» Records for the exercise:
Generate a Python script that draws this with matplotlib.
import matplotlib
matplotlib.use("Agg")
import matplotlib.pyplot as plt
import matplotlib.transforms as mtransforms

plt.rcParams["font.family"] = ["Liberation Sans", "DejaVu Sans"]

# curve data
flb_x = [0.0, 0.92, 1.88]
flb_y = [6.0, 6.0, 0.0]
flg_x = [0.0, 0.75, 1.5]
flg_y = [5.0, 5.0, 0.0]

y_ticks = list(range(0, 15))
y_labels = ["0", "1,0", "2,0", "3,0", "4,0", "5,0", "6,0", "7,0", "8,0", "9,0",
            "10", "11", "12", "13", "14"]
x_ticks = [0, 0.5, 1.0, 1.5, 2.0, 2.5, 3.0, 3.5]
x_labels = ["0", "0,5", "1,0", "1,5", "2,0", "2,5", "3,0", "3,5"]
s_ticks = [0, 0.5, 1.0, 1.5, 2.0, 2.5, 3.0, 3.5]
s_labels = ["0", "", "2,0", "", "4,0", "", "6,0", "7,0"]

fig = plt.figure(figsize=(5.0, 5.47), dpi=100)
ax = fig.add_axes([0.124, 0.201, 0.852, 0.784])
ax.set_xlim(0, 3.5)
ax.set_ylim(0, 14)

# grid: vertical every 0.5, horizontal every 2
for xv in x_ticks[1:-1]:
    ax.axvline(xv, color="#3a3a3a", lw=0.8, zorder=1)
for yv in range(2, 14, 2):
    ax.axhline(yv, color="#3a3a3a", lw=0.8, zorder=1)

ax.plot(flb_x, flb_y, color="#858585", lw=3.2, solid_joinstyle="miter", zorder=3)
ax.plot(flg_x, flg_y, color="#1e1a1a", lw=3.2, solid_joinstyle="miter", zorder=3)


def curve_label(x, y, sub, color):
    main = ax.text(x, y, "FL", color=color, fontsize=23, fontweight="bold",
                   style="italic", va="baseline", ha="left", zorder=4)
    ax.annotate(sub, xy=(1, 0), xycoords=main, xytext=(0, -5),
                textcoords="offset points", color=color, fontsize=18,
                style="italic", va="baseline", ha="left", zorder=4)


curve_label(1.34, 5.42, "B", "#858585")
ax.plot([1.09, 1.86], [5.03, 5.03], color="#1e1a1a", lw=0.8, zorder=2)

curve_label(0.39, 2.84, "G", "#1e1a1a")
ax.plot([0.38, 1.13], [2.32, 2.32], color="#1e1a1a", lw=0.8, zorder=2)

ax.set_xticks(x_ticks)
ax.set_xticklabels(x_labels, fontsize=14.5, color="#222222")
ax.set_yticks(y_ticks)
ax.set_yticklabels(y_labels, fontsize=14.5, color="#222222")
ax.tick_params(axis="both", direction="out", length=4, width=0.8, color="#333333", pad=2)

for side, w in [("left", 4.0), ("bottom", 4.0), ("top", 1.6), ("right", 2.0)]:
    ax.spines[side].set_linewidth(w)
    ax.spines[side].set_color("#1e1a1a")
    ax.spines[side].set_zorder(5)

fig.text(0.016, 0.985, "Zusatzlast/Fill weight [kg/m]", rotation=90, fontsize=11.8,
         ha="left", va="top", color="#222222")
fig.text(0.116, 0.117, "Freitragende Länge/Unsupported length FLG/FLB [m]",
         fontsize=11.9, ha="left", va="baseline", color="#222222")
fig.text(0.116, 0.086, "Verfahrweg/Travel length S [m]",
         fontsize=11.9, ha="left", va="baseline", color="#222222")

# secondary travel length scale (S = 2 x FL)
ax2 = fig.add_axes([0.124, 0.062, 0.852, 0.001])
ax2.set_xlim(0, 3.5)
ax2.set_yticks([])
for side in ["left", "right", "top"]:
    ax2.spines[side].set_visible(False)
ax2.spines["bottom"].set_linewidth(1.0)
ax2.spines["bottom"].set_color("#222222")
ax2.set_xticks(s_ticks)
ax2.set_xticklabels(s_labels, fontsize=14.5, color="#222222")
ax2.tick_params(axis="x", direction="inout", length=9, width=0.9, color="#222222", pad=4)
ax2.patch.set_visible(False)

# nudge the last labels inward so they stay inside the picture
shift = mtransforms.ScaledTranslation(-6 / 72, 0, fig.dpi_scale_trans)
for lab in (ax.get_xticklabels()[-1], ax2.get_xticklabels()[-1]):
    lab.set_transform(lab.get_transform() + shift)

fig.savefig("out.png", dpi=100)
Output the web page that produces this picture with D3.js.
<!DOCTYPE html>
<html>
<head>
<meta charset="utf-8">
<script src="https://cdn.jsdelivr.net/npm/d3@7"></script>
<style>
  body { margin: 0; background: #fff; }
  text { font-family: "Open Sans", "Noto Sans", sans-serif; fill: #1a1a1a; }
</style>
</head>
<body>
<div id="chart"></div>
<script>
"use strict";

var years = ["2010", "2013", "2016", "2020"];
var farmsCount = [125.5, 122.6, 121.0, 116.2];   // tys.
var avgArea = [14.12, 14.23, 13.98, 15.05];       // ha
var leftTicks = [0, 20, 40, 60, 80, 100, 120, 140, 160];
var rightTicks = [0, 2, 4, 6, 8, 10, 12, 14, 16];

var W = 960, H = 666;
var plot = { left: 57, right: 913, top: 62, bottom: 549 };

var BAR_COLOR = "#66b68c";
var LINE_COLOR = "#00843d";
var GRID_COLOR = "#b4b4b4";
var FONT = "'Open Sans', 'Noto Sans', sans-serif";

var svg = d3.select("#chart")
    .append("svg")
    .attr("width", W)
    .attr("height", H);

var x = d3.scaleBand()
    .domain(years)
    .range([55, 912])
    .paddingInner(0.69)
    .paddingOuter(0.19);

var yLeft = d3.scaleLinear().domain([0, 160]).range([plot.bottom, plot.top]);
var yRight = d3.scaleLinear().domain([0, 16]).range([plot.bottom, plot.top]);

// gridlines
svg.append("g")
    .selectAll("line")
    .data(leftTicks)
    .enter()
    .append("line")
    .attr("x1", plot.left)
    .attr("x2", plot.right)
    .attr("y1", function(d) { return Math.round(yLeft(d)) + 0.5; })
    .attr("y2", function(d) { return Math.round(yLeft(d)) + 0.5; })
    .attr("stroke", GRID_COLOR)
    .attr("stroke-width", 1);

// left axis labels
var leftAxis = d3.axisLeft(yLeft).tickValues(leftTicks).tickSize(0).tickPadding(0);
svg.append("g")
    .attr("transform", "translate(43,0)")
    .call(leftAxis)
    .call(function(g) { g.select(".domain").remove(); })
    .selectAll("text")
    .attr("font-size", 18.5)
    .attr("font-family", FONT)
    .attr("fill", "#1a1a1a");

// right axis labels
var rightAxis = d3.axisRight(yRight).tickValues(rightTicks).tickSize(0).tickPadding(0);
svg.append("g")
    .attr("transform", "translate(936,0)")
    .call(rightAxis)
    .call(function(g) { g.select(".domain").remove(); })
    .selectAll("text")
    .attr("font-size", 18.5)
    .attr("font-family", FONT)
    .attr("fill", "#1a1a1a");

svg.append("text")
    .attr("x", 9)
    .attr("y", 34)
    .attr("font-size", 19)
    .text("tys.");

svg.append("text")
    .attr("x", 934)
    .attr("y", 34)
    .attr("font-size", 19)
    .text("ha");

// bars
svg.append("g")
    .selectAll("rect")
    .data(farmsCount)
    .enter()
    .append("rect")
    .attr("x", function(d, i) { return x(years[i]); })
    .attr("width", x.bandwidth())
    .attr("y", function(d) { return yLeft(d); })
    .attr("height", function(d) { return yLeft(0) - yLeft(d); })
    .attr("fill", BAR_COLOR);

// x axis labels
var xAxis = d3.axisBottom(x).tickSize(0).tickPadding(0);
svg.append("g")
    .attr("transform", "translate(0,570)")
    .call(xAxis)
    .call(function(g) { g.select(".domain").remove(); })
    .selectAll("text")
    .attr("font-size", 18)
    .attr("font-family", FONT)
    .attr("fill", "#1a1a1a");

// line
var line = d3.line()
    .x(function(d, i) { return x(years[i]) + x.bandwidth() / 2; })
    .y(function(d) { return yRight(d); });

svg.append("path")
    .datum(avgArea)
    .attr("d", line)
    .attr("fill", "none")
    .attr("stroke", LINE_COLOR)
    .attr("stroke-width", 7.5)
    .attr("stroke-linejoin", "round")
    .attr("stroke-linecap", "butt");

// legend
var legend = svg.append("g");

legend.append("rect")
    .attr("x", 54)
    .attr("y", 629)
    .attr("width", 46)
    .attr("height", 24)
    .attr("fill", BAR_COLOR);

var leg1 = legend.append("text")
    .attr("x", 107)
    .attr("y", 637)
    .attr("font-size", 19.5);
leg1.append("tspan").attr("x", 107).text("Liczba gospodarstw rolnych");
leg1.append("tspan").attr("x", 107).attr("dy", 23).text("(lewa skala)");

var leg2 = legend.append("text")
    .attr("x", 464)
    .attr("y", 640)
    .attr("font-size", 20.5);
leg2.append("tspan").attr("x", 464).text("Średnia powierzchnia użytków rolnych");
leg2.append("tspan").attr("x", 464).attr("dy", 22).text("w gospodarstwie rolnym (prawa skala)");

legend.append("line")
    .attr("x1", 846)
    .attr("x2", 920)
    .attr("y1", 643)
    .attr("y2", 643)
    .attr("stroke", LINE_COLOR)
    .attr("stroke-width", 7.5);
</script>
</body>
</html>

» Exercise:
Emit an exact copy of the lines spanning the start of the records to the line containing "ax.set_ylim(0, 14)", inclusive, and no other output.

» Response to the exercise:
Generate a Python script that draws this with matplotlib.
import matplotlib
matplotlib.use("Agg")
import matplotlib.pyplot as plt
import matplotlib.transforms as mtransforms

plt.rcParams["font.family"] = ["Liberation Sans", "DejaVu Sans"]

# curve data
flb_x = [0.0, 0.92, 1.88]
flb_y = [6.0, 6.0, 0.0]
flg_x = [0.0, 0.75, 1.5]
flg_y = [5.0, 5.0, 0.0]

y_ticks = list(range(0, 15))
y_labels = ["0", "1,0", "2,0", "3,0", "4,0", "5,0", "6,0", "7,0", "8,0", "9,0",
            "10", "11", "12", "13", "14"]
x_ticks = [0, 0.5, 1.0, 1.5, 2.0, 2.5, 3.0, 3.5]
x_labels = ["0", "0,5", "1,0", "1,5", "2,0", "2,5", "3,0", "3,5"]
s_ticks = [0, 0.5, 1.0, 1.5, 2.0, 2.5, 3.0, 3.5]
s_labels = ["0", "", "2,0", "", "4,0", "", "6,0", "7,0"]

fig = plt.figure(figsize=(5.0, 5.47), dpi=100)
ax = fig.add_axes([0.124, 0.201, 0.852, 0.784])
ax.set_xlim(0, 3.5)
ax.set_ylim(0, 14)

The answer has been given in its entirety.